9. Have several text versions of your offer – on site and newsletter text is some of the most effective and undervalued media available

10. Test and Optimise


• Top 10 Don’ts...

1. Get sucked into a CPM-A deal. In these deals you are supposed to pay for the media but the publisher asserts that they will work towards your CPA goal. They probably will. However it will happen in their time – not yours. CPA campaigns tend to get optimised daily whereas a CPM-A deal will get optimised monthly and not so aggressively.

2. Mistake a 10% discount for an offer. It may technically be an offer but the online audience is not motivated by it.

3. Sign an exclusive agreement with a network for longer than 90 days.

4. Judge the sites your campaign is being run on until you see the metrics.

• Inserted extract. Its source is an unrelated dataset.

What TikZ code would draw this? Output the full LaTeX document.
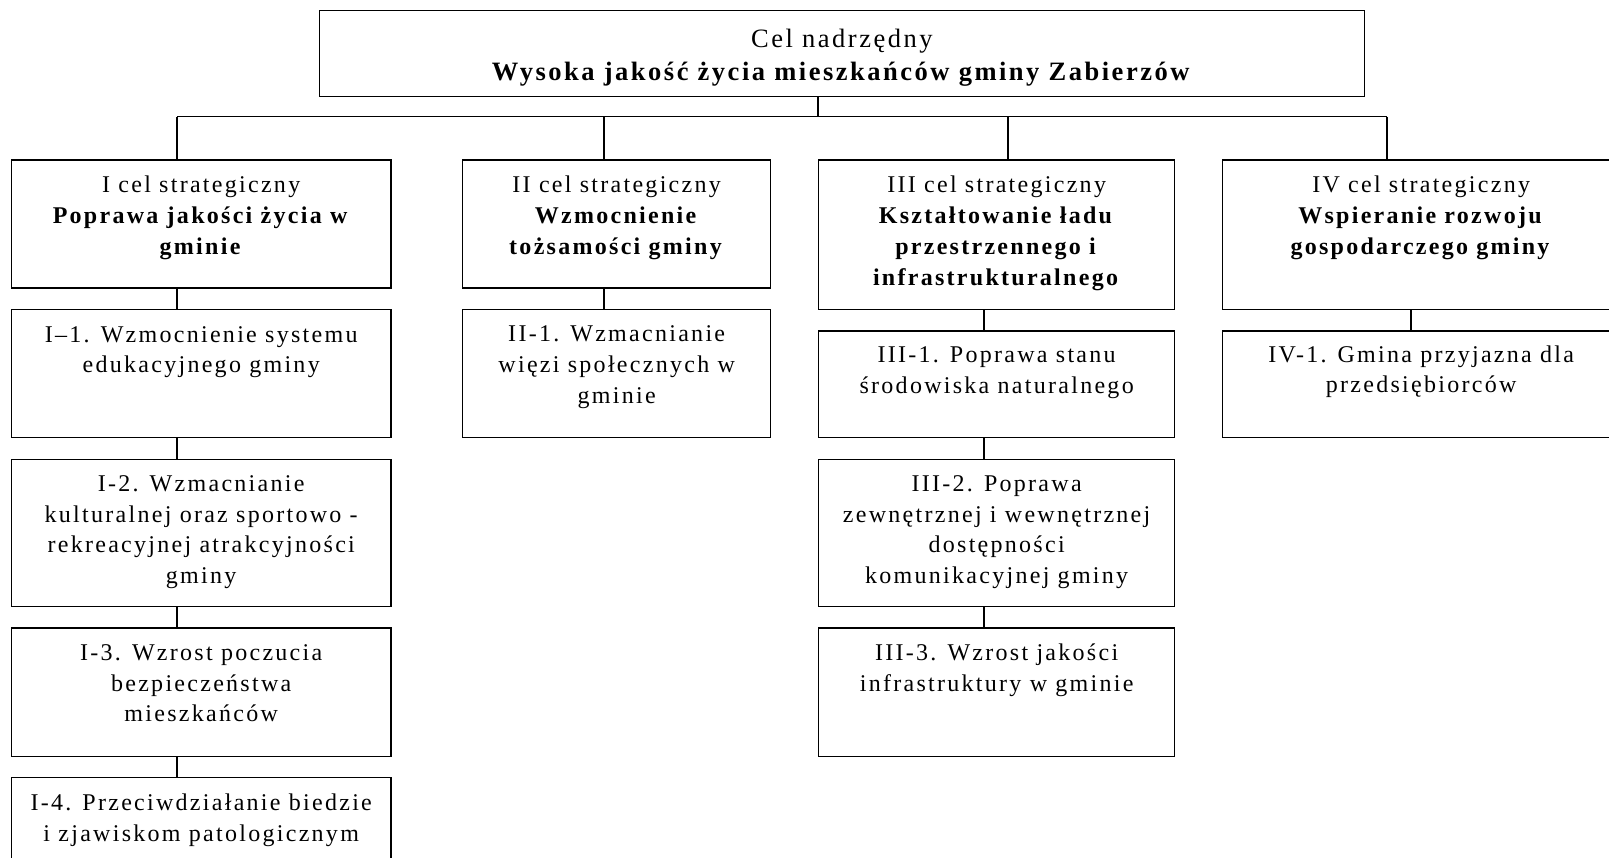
\documentclass[tikz,border=0pt]{standalone}
\usepackage{fontspec}
\setmainfont{Liberation Serif}[LetterSpace=9.5]
\tikzset{
  box/.style={draw=black, line width=1.3pt, rectangle, inner sep=0pt, anchor=north west},
  txt/.style={anchor=north, inner sep=0pt, align=center, font=\fontsize{24}{30.6}\selectfont},
  stxt/.style={anchor=north, inner sep=0pt, align=center, font=\fontsize{24}{31}\selectfont},
  toptxt/.style={anchor=north, inner sep=0pt, align=center, font=\fontsize{26.5}{33}\selectfont},
  conn/.style={draw=black, line width=1.3pt}
}
\newcommand{\fl}{\rule{0pt}{23pt}}
\newcommand{\flt}{\rule{0pt}{25pt}}
\begin{document}
\begin{tikzpicture}[x=1pt, y=-1pt]
\useasboundingbox (0,0) rectangle (1609,858);
\clip (0,0) rectangle (1609,858);
% boxes
\node[box, minimum width=1044.5pt, minimum height=86pt] (top) at (319,10) {};
\node[box, minimum width=379.5pt, minimum height=128pt] (sI) at (10.8,159.3) {};
\node[box, minimum width=308pt, minimum height=128pt] (sII) at (462,159.3) {};
\node[box, minimum width=356pt, minimum height=149.4pt] (sIII) at (818,159.3) {};
\node[box, minimum width=398pt, minimum height=149.4pt] (sIV) at (1221.5,159.3) {};
\node[box, minimum width=379.5pt, minimum height=128pt] (I1) at (10.8,308.7) {};
\node[box, minimum width=379.5pt, minimum height=147pt] (I2) at (10.8,458.8) {};
\node[box, minimum width=379.5pt, minimum height=128.3pt] (I3) at (10.8,627.2) {};
\node[box, minimum width=379.5pt, minimum height=130pt] (I4) at (10.8,777) {};
\node[box, minimum width=308pt, minimum height=128pt] (II1) at (462,308.7) {};
\node[box, minimum width=356pt, minimum height=106.2pt] (III1) at (818,330.5) {};
\node[box, minimum width=356pt, minimum height=147pt] (III2) at (818,458.8) {};
\node[box, minimum width=356pt, minimum height=128.3pt] (III3) at (818,627.2) {};
\node[box, minimum width=398pt, minimum height=106.2pt] (IV1) at (1221.5,330.5) {};
% texts
\node[toptxt] (ttop) at ([yshift=-12pt]top.north) {\flt Cel nadrzędny\\ \textbf{Wysoka jakość życia mieszkańców gminy Zabierzów}};
\node[stxt] (tsI) at ([yshift=-9.7pt]sI.north) {\fl I cel strategiczny\\ \textbf{Poprawa jakości życia w}\\ \textbf{gminie}};
\node[stxt] (tsII) at ([yshift=-9.7pt]sII.north) {\fl II cel strategiczny\\ \textbf{Wzmocnienie}\\ \textbf{tożsamości gminy}};
\node[stxt] (tsIII) at ([yshift=-9.7pt]sIII.north) {\fl III cel strategiczny\\ \textbf{Kształtowanie ładu}\\ \textbf{przestrzennego i}\\ \textbf{infrastrukturalnego}};
\node[stxt] (tsIV) at ([yshift=-9.7pt]sIV.north) {\fl IV cel strategiczny\\ \textbf{Wspieranie rozwoju}\\ \textbf{gospodarczego gminy}};
\node[txt] (tI1) at ([yshift=-10.5pt]I1.north) {\fl I–1. Wzmocnienie systemu\\ edukacyjnego gminy};
\node[txt] (tI2) at ([yshift=-9.5pt]I2.north) {\fl I-2. Wzmacnianie\\ kulturalnej oraz sportowo -\\ rekreacyjnej atrakcyjności\\ gminy};
\node[txt] (tI3) at ([yshift=-10pt]I3.north) {\fl I-3. Wzrost poczucia\\ bezpieczeństwa\\ mieszkańców};
\node[txt] (tI4) at ([yshift=-10.5pt]I4.north) {\fl I-4. Przeciwdziałanie biedzie\\ i zjawiskom patologicznym};
\node[txt] (tII1) at ([yshift=-10pt]II1.north) {\fl II-1. Wzmacnianie\\ więzi społecznych w\\ gminie};
\node[txt] (tIII1) at ([yshift=-9pt]III1.north) {\fl III-1. Poprawa stanu\\ środowiska naturalnego};
\node[txt] (tIII2) at ([yshift=-9.5pt]III2.north) {\fl III-2. Poprawa\\ zewnętrznej i wewnętrznej\\ dostępności\\ komunikacyjnej gminy};
\node[txt] (tIII3) at ([yshift=-10pt]III3.north) {\fl III-3. Wzrost jakości\\ infrastruktury w gminie};
\node[txt] (tIV1) at ([yshift=-8.5pt]IV1.north) {\fl IV-1. Gmina przyjazna dla\\ przedsiębiorców};
% connector coordinates
\coordinate (b0) at (818,116.7);
\coordinate (b1) at (177,116.7);
\coordinate (b2) at (604,116.7);
\coordinate (b3) at (1008,116.7);
\coordinate (b4) at (1387,116.7);
\coordinate (c3) at (984,0);
\coordinate (c4) at (1411,0);
% connectors
\draw[conn] (top.south -| b0) -- (b0);
\draw[conn] (b1) -- (b4);
\draw[conn] (b1) -- (b1 |- sI.north);
\draw[conn] (b2) -- (b2 |- sII.north);
\draw[conn] (b3) -- (b3 |- sIII.north);
\draw[conn] (b4) -- (b4 |- sIV.north);
\draw[conn] (sI.south -| b1) -- (b1 |- I1.north);
\draw[conn] (I1.south -| b1) -- (b1 |- I2.north);
\draw[conn] (I2.south -| b1) -- (b1 |- I3.north);
\draw[conn] (I3.south -| b1) -- (b1 |- I4.north);
\draw[conn] (sII.south -| b2) -- (b2 |- II1.north);
\draw[conn] (sIII.south -| c3) -- (c3 |- III1.north);
\draw[conn] (III1.south -| c3) -- (c3 |- III2.north);
\draw[conn] (III2.south -| c3) -- (c3 |- III3.north);
\draw[conn] (sIV.south -| c4) -- (c4 |- IV1.north);
\end{tikzpicture}
\end{document}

5. Pay for post impression leads. What you want is post click leads. With post impression leads you may pay for people who found you on Google just because your ad loaded when they were on another site. In short – if they didn’t click the ad the site should not get paid. Post impression leads are not so common on CPA networks but are quite common on banner networks.

6. Drive traffic to you home page and hope that the end user will navigate your site to the place of transaction. Build a campaign specific landing page with the offer and instructions on one page.

7. Expect the CPA network or publisher to come up with ideas, creative’s and strategies. This is the job of agencies. It is a good idea to talk to the publishers about what works prior to engaging your agency so that you can be more prescriptive with your brief.

8. Spend large amounts of money on rich media creative – there is no need for flash movies. CPA publishers are not big fans of rich media.

9. Give up if your first campaign doesn’t work as you expect – if you ask the publishers the right questions you will get the answers you need to create the right campaign.

10. Wait to see if this idea catches on. With the economic downturn CPA campaigns are attracting increasing budgets from the big advertisers. Relationship with the publishers is the key to success. You don’t want to be the last in your field to get started.